Yoaz Hendel, a former Netanyahu adviser, also agreed that settlement moves in the West Bank lack a clear vision.
“I wouldn’t call it a policy, but it’s a window onto what the government considers natural growth of the settlements in Judea and Samaria,” he said, referring to the settlement moves.
Hendel argued that the apparent momentum for pro-settler members of the government is the fault of the Obama administration, which allegedly undercuts Netanyahu’s political standing among right-wingers by refusing to accept building in Israel’s settlement blocs.
“The Obama administration has no intention to distinguish between Jordan Valley, and the north of the Dead Sea — which is part of the consensus — and Yitzhar,” he said. “This administration defines everything as illegal.”
Hendel said that Netanyahu remains opposed to a binational state, and would eventually seek to create a Palestinian entity on the parts of the West Bank that they already control — accounting for about 40 percent of the territory.
Dror Etkes, an independent settlement monitor, said all of Netanyahu’s moves are guided by a competition in the government to curry favor with the hard-right constituency. The land tract that was nationalized north of the Dead Sea has strategic value for Israel because of its proximity to the highway linking Jerusalem to the Allenby Bridge border crossing with Jordan.

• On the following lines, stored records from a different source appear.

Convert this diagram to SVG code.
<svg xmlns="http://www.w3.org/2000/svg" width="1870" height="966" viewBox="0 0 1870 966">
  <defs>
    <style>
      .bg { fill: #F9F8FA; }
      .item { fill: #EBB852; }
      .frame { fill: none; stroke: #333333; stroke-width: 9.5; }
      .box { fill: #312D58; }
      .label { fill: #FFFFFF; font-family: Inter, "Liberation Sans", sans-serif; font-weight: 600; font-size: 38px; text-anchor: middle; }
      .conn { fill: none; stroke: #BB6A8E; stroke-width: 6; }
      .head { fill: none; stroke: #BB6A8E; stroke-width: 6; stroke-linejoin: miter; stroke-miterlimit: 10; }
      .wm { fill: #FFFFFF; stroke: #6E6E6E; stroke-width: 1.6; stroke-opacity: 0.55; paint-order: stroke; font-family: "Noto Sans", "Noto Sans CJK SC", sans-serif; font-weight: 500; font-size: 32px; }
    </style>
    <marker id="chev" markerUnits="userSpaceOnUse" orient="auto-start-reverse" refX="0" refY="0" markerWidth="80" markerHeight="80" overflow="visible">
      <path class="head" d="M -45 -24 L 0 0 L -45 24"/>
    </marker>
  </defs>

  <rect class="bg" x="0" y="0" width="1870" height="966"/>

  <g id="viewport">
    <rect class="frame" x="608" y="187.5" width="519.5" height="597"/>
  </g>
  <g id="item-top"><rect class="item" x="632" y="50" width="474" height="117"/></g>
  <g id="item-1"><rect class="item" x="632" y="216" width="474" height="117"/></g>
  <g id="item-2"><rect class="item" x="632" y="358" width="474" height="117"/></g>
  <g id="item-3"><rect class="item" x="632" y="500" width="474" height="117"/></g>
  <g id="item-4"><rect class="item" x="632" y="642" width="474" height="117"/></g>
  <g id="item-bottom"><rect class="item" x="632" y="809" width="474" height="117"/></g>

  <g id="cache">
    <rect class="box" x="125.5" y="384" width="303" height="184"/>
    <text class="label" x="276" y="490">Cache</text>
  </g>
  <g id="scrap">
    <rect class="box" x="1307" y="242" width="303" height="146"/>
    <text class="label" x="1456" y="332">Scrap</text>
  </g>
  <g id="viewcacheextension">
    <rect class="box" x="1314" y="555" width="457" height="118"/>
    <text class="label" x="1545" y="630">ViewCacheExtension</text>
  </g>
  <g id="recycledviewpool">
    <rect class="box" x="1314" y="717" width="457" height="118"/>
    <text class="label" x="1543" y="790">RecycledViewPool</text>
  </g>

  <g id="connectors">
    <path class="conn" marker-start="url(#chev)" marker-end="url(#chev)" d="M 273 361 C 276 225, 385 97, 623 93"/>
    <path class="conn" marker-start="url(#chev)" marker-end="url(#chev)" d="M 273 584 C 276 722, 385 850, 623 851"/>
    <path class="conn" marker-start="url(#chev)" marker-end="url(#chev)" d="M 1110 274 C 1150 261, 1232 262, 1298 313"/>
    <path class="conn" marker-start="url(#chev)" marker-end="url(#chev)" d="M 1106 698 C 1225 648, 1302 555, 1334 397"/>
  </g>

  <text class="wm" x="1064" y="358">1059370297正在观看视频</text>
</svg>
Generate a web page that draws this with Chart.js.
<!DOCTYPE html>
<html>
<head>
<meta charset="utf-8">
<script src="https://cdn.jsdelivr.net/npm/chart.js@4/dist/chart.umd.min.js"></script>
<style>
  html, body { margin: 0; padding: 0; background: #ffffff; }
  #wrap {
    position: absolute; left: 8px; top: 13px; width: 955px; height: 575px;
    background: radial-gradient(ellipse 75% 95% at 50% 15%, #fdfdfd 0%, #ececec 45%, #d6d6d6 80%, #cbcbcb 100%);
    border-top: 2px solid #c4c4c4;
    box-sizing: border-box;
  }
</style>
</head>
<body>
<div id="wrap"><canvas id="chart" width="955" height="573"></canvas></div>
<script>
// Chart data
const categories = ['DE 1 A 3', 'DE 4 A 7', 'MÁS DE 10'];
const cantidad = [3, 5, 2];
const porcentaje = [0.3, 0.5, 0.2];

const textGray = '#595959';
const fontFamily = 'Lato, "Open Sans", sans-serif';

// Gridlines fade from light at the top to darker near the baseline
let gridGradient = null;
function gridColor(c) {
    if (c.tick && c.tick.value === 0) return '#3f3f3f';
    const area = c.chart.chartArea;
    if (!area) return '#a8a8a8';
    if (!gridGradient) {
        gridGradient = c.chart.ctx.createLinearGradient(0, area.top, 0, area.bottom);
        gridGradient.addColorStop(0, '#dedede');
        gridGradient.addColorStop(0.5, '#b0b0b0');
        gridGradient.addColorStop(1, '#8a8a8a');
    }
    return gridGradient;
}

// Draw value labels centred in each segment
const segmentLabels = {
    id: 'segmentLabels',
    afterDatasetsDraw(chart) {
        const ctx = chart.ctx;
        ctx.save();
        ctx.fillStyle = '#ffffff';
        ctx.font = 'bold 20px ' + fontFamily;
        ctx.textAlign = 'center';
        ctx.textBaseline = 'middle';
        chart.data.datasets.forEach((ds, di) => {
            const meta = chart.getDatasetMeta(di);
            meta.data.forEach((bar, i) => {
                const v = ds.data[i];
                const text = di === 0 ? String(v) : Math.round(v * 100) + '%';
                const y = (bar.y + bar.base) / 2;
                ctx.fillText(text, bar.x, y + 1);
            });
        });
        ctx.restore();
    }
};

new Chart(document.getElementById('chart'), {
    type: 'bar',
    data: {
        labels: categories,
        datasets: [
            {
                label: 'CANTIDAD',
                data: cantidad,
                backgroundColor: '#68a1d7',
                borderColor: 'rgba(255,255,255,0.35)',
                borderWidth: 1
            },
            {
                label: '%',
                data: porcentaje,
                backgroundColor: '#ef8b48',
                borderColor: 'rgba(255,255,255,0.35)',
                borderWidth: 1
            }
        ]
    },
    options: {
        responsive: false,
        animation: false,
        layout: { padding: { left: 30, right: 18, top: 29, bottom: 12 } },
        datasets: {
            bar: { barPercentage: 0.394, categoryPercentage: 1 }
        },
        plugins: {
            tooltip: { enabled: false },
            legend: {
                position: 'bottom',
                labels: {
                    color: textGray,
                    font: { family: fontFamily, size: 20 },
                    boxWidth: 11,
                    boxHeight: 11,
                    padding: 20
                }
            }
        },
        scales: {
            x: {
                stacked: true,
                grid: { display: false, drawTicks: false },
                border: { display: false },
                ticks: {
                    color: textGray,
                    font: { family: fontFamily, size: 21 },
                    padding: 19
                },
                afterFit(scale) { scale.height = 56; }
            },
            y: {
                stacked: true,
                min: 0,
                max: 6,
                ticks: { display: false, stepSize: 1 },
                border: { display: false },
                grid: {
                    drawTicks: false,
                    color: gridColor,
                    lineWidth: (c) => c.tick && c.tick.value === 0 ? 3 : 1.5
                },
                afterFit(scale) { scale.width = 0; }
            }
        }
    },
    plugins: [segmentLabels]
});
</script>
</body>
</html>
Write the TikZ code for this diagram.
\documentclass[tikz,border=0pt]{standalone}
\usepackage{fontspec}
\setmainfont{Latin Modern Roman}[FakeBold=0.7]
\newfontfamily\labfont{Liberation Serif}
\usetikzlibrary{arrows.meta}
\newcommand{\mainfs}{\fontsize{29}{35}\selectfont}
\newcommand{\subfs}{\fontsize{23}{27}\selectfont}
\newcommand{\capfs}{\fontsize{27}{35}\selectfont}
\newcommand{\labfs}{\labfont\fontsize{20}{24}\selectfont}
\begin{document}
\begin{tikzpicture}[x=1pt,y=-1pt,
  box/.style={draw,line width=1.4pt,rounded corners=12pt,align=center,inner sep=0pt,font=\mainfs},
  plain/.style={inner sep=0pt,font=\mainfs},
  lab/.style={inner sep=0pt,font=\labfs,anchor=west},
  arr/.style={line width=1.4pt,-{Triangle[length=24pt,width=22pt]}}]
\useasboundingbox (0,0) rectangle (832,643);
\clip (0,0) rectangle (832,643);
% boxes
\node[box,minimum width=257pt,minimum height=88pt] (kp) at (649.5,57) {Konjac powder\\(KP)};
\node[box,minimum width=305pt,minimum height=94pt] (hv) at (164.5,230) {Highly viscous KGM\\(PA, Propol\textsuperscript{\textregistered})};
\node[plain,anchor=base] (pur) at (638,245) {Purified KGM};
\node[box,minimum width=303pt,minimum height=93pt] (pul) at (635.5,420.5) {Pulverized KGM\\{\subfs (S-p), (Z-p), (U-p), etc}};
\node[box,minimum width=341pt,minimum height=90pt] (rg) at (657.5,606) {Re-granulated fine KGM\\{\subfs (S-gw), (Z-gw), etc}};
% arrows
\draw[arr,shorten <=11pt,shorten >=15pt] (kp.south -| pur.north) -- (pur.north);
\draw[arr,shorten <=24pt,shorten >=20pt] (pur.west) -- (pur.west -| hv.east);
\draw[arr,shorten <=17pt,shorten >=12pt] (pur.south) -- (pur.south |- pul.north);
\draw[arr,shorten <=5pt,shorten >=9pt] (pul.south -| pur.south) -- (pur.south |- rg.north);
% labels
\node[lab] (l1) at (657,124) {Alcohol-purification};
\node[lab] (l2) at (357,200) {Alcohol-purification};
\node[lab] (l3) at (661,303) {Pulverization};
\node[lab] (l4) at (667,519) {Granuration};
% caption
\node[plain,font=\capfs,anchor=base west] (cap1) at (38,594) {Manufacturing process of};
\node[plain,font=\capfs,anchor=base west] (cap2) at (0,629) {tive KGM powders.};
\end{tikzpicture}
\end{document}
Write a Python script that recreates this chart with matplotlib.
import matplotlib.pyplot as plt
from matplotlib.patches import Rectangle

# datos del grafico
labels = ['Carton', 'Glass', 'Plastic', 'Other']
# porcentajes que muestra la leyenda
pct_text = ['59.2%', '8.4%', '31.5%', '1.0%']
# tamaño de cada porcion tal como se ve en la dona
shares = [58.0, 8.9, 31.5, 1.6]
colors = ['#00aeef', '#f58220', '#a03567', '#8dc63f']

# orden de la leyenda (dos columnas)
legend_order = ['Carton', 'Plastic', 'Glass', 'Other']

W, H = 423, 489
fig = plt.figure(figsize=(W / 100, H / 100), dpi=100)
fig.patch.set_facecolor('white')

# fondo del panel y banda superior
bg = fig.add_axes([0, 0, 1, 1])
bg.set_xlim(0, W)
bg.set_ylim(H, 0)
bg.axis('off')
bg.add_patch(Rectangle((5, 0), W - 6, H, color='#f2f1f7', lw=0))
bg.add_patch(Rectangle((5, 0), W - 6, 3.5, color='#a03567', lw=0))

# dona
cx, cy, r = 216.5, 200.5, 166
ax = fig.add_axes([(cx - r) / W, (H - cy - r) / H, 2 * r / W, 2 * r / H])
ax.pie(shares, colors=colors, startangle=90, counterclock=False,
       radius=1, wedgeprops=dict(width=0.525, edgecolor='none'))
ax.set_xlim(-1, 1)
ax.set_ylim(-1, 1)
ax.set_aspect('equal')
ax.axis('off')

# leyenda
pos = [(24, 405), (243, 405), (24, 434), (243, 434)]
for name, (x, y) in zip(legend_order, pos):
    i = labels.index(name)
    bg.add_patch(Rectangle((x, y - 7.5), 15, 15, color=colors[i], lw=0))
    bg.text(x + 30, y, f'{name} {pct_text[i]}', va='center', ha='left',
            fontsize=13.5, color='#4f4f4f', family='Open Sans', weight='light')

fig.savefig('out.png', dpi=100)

“It’s a classic Netanyahu move. Domestically, he says ‘I’m a tough guy.’ To the international community, he’ll say, ‘What do you want, we haven’t changed anything.”
He continued, “This is another clear sign of a Netanyahu divorce of any kind of two-state solution. He is saying, ‘Hey, I’m not committed to any practical moves.’”
The upcoming year, with the U.S. focused on elections, and no peace talks, will put the current conservative-dominated settlement policy to the test, Sachs said. The Brookings analyst said he expected that Netanyahu would probably continue as he has done in the past, avoiding dramatic moves in either direction.
“His vision is much more of conservative, cautious one — I don’t think a grand move is in the cards,” he said. “What we have seen from Netanyahu in previous years is the best guide to what we will see in the coming year.”